Data extract
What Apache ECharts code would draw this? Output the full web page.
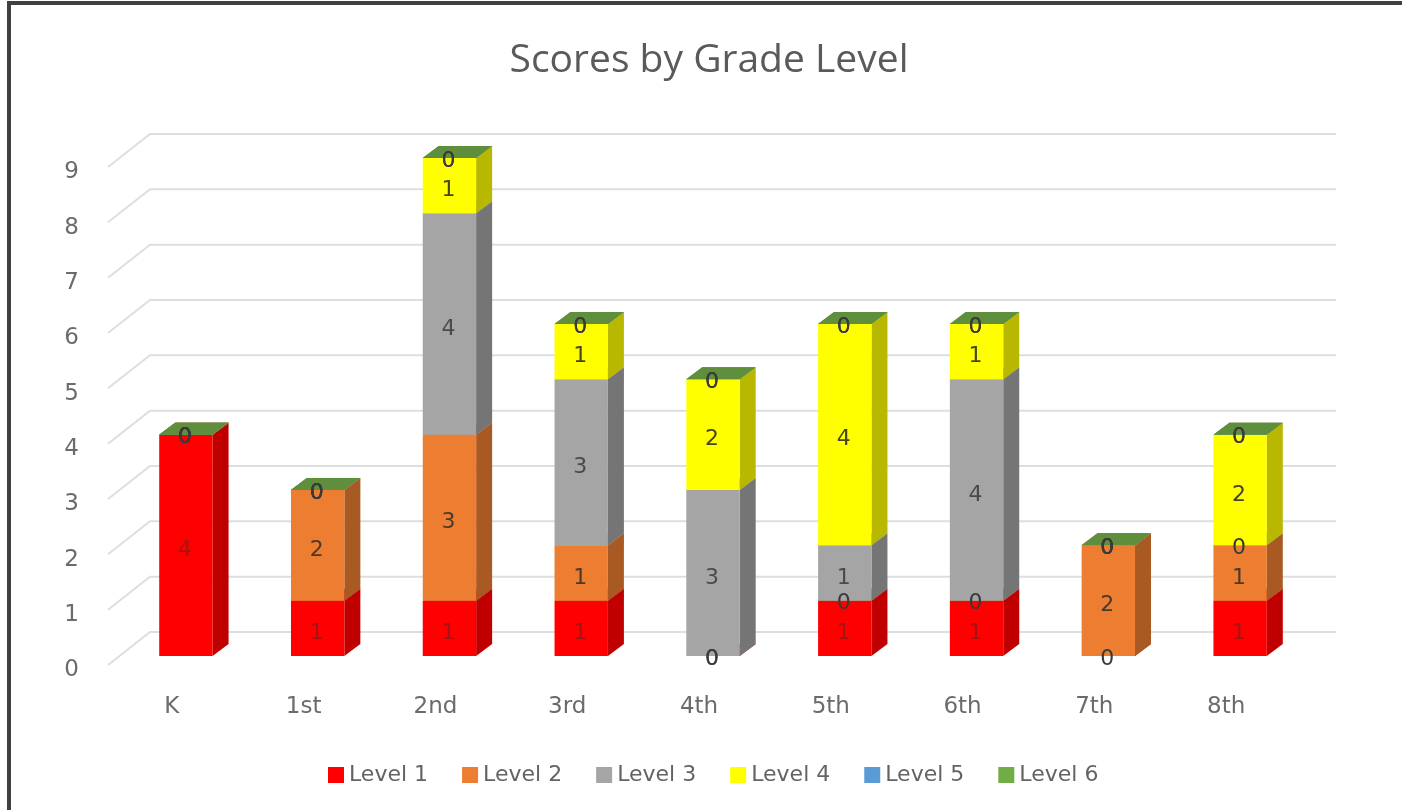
<!DOCTYPE html>
<html>
<head>
<meta charset="utf-8">
<script src="https://cdn.jsdelivr.net/npm/echarts@6/dist/echarts.min.js"></script>
<style>
html, body { margin: 0; padding: 0; background: #fff; overflow: hidden; }
#chart { width: 1402px; height: 810px; }
.frame { position: absolute; left: 7px; top: 1px; width: 1500px; height: 900px; border: 4px solid #404040; pointer-events: none; }
</style>
</head>
<body>
<div id="chart"></div>
<div class="frame"></div>
<script>
const grades = ["K", "1st", "2nd", "3rd", "4th", "5th", "6th", "7th", "8th"];
const yTicks = [0, 1, 2, 3, 4, 5, 6, 7, 8, 9];

const level1 = [4, 1, 1, 1, 0, 1, 1, 0, 1];
const level2 = [0, 2, 3, 1, 0, 0, 0, 2, 1];
const level3 = [0, 0, 4, 3, 3, 1, 4, 0, 0];
const level4 = [0, 0, 1, 1, 2, 4, 1, 0, 2];
const level5 = [0, 0, 0, 0, 0, 0, 0, 0, 0];
const level6 = [0, 0, 0, 0, 0, 0, 0, 0, 0];

const levels = [level1, level2, level3, level4, level5, level6];
const names = ["Level 1", "Level 2", "Level 3", "Level 4", "Level 5", "Level 6"];
const fronts = ["#ff0000", "#ed7d31", "#a5a5a5", "#ffff00", "#5b9bd5", "#70ad47"];
const sides = ["#c00000", "#a95a22", "#757575", "#b8b800", "#41719c", "#4f7a32"];
const tops = ["#d90000", "#c96a2a", "#8c8c8c", "#d9d900", "#4d84b5", "#5f8f3c"];
const textColors = ["#a81212", "#4a3a2a", "#4a4a4a", "#45451a", "#404040", "#404040"];

const font = "DejaVu Sans";
const depthX = 16;
const depthY = 12;

// sum of the lower levels of one grade
function baseOf(level, idx) {
  let sum = 0;
  for (let i = 0; i < level; i++) sum += levels[i][idx];
  return sum;
}

function renderGrid(params, api) {
  const y = api.coord([0, api.value(1)])[1];
  const x0 = params.coordSys.x;
  const x1 = x0 + params.coordSys.width;
  return {
    type: "polyline",
    silent: true,
    shape: { points: [[x0 - 12, y + 9], [x0 + 30, y - 24], [x1 + 30, y - 24]] },
    style: { stroke: "#dcdfe1", lineWidth: 2, fill: null }
  };
}

function renderBlock(level) {
  return function (params, api) {
    const idx = api.value(0);
    const val = api.value(1);
    const base = baseOf(level, idx);
    const low = api.coord([idx, base]);
    const high = api.coord([idx, base + val]);
    const w = api.size([1, 0])[0] * 0.405;
    const l = low[0] - w / 2;
    const r = low[0] + w / 2;
    return {
      type: "group",
      children: [
        {
          type: "polygon",
          shape: { points: [[r, high[1]], [r + depthX, high[1] - depthY], [r + depthX, low[1] - depthY], [r, low[1]]] },
          style: { fill: sides[level] }
        },
        {
          type: "polygon",
          shape: { points: [[l, high[1]], [l + depthX, high[1] - depthY], [r + depthX, high[1] - depthY], [r, high[1]]] },
          style: { fill: tops[level] }
        },
        {
          type: "rect",
          shape: { x: l, y: high[1], width: w, height: low[1] - high[1] },
          style: { fill: fronts[level] }
        },
        {
          type: "text",
          z2: 100,
          x: low[0] - 1,
          y: (low[1] + high[1]) / 2 + (val === 0 ? 3 : 5),
          style: {
            text: String(val),
            fill: val === 0 ? "#3a3a3a" : textColors[level],
            font: "22px '" + font + "'",
            align: "center",
            verticalAlign: "middle"
          }
        }
      ]
    };
  };
}

const gridSeries = {
  type: "custom",
  name: "grid",
  silent: true,
  z: 1,
  renderItem: renderGrid,
  data: yTicks.map(v => [0, v])
};

const blockSeries = levels.map((vals, level) => ({
  type: "custom",
  name: names[level],
  z: 2,
  itemStyle: { color: fronts[level] },
  renderItem: renderBlock(level),
  encode: { x: 0, y: 1 },
  data: vals.map((v, i) => [i, v])
}));

const chart = echarts.init(document.getElementById("chart"), null, { renderer: "canvas" });
chart.setOption({
  animation: false,
  backgroundColor: "#ffffff",
  title: {
    text: "Scores by Grade Level",
    left: 704,
    top: 36,
    textAlign: "center",
    textStyle: { fontFamily: "Open Sans", fontWeight: "normal", fontSize: 39, color: "#5a5a5a" }
  },
  legend: {
    data: names,
    left: 323,
    top: 759,
    icon: "rect",
    itemWidth: 16,
    itemHeight: 16,
    itemGap: 34,
    selectedMode: false,
    textStyle: { fontFamily: font, fontSize: 22, color: "#636363" }
  },
  grid: { left: 120, top: 158, width: 1186, height: 498 },
  xAxis: {
    type: "category",
    data: grades,
    axisLine: { show: false },
    axisTick: { show: false },
    splitLine: { show: false },
    axisLabel: {
      interval: 0,
      margin: 40,
      padding: [0, 28, 0, 0],
      fontFamily: font,
      fontSize: 23,
      color: "#6b6b6b"
    }
  },
  yAxis: {
    type: "value",
    min: 0,
    max: 9,
    interval: 1,
    axisLine: { show: false },
    axisTick: { show: false },
    splitLine: { show: false },
    axisLabel: {
      margin: 41,
      verticalAlign: "top",
      padding: [3, 0, 0, 0],
      fontFamily: font,
      fontSize: 23,
      color: "#6b6b6b"
    }
  },
  series: [gridSeries].concat(blockSeries)
});
</script>
</body>
</html>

What to do
Copy out all of the material exactly as written, without its pictures.

In response
What Apache ECharts code would draw this? Output the full web page.
<!DOCTYPE html>
<html>
<head>
<meta charset="utf-8">
<script src="https://cdn.jsdelivr.net/npm/echarts@6/dist/echarts.min.js"></script>
<style>
html, body { margin: 0; padding: 0; background: #fff; overflow: hidden; }
#chart { width: 1402px; height: 810px; }
.frame { position: absolute; left: 7px; top: 1px; width: 1500px; height: 900px; border: 4px solid #404040; pointer-events: none; }
</style>
</head>
<body>
<div id="chart"></div>
<div class="frame"></div>
<script>
const grades = ["K", "1st", "2nd", "3rd", "4th", "5th", "6th", "7th", "8th"];
const yTicks = [0, 1, 2, 3, 4, 5, 6, 7, 8, 9];

const level1 = [4, 1, 1, 1, 0, 1, 1, 0, 1];
const level2 = [0, 2, 3, 1, 0, 0, 0, 2, 1];
const level3 = [0, 0, 4, 3, 3, 1, 4, 0, 0];
const level4 = [0, 0, 1, 1, 2, 4, 1, 0, 2];
const level5 = [0, 0, 0, 0, 0, 0, 0, 0, 0];
const level6 = [0, 0, 0, 0, 0, 0, 0, 0, 0];

const levels = [level1, level2, level3, level4, level5, level6];
const names = ["Level 1", "Level 2", "Level 3", "Level 4", "Level 5", "Level 6"];
const fronts = ["#ff0000", "#ed7d31", "#a5a5a5", "#ffff00", "#5b9bd5", "#70ad47"];
const sides = ["#c00000", "#a95a22", "#757575", "#b8b800", "#41719c", "#4f7a32"];
const tops = ["#d90000", "#c96a2a", "#8c8c8c", "#d9d900", "#4d84b5", "#5f8f3c"];
const textColors = ["#a81212", "#4a3a2a", "#4a4a4a", "#45451a", "#404040", "#404040"];

const font = "DejaVu Sans";
const depthX = 16;
const depthY = 12;

// sum of the lower levels of one grade
function baseOf(level, idx) {
  let sum = 0;
  for (let i = 0; i < level; i++) sum += levels[i][idx];
  return sum;
}

function renderGrid(params, api) {
  const y = api.coord([0, api.value(1)])[1];
  const x0 = params.coordSys.x;
  const x1 = x0 + params.coordSys.width;
  return {
    type: "polyline",
    silent: true,
    shape: { points: [[x0 - 12, y + 9], [x0 + 30, y - 24], [x1 + 30, y - 24]] },
    style: { stroke: "#dcdfe1", lineWidth: 2, fill: null }
  };
}

function renderBlock(level) {
  return function (params, api) {
    const idx = api.value(0);
    const val = api.value(1);
    const base = baseOf(level, idx);
    const low = api.coord([idx, base]);
    const high = api.coord([idx, base + val]);
    const w = api.size([1, 0])[0] * 0.405;
    const l = low[0] - w / 2;
    const r = low[0] + w / 2;
    return {
      type: "group",
      children: [
        {
          type: "polygon",
          shape: { points: [[r, high[1]], [r + depthX, high[1] - depthY], [r + depthX, low[1] - depthY], [r, low[1]]] },
          style: { fill: sides[level] }
        },
        {
          type: "polygon",
          shape: { points: [[l, high[1]], [l + depthX, high[1] - depthY], [r + depthX, high[1] - depthY], [r, high[1]]] },
          style: { fill: tops[level] }
        },
        {
          type: "rect",
          shape: { x: l, y: high[1], width: w, height: low[1] - high[1] },
          style: { fill: fronts[level] }
        },
        {
          type: "text",
          z2: 100,
          x: low[0] - 1,
          y: (low[1] + high[1]) / 2 + (val === 0 ? 3 : 5),
          style: {
            text: String(val),
            fill: val === 0 ? "#3a3a3a" : textColors[level],
            font: "22px '" + font + "'",
            align: "center",
            verticalAlign: "middle"
          }
        }
      ]
    };
  };
}

const gridSeries = {
  type: "custom",
  name: "grid",
  silent: true,
  z: 1,
  renderItem: renderGrid,
  data: yTicks.map(v => [0, v])
};

const blockSeries = levels.map((vals, level) => ({
  type: "custom",
  name: names[level],
  z: 2,
  itemStyle: { color: fronts[level] },
  renderItem: renderBlock(level),
  encode: { x: 0, y: 1 },
  data: vals.map((v, i) => [i, v])
}));

const chart = echarts.init(document.getElementById("chart"), null, { renderer: "canvas" });
chart.setOption({
  animation: false,
  backgroundColor: "#ffffff",
  title: {
    text: "Scores by Grade Level",
    left: 704,
    top: 36,
    textAlign: "center",
    textStyle: { fontFamily: "Open Sans", fontWeight: "normal", fontSize: 39, color: "#5a5a5a" }
  },
  legend: {
    data: names,
    left: 323,
    top: 759,
    icon: "rect",
    itemWidth: 16,
    itemHeight: 16,
    itemGap: 34,
    selectedMode: false,
    textStyle: { fontFamily: font, fontSize: 22, color: "#636363" }
  },
  grid: { left: 120, top: 158, width: 1186, height: 498 },
  xAxis: {
    type: "category",
    data: grades,
    axisLine: { show: false },
    axisTick: { show: false },
    splitLine: { show: false },
    axisLabel: {
      interval: 0,
      margin: 40,
      padding: [0, 28, 0, 0],
      fontFamily: font,
      fontSize: 23,
      color: "#6b6b6b"
    }
  },
  yAxis: {
    type: "value",
    min: 0,
    max: 9,
    interval: 1,
    axisLine: { show: false },
    axisTick: { show: false },
    splitLine: { show: false },
    axisLabel: {
      margin: 41,
      verticalAlign: "top",
      padding: [3, 0, 0, 0],
      fontFamily: font,
      fontSize: 23,
      color: "#6b6b6b"
    }
  },
  series: [gridSeries].concat(blockSeries)
});
</script>
</body>
</html>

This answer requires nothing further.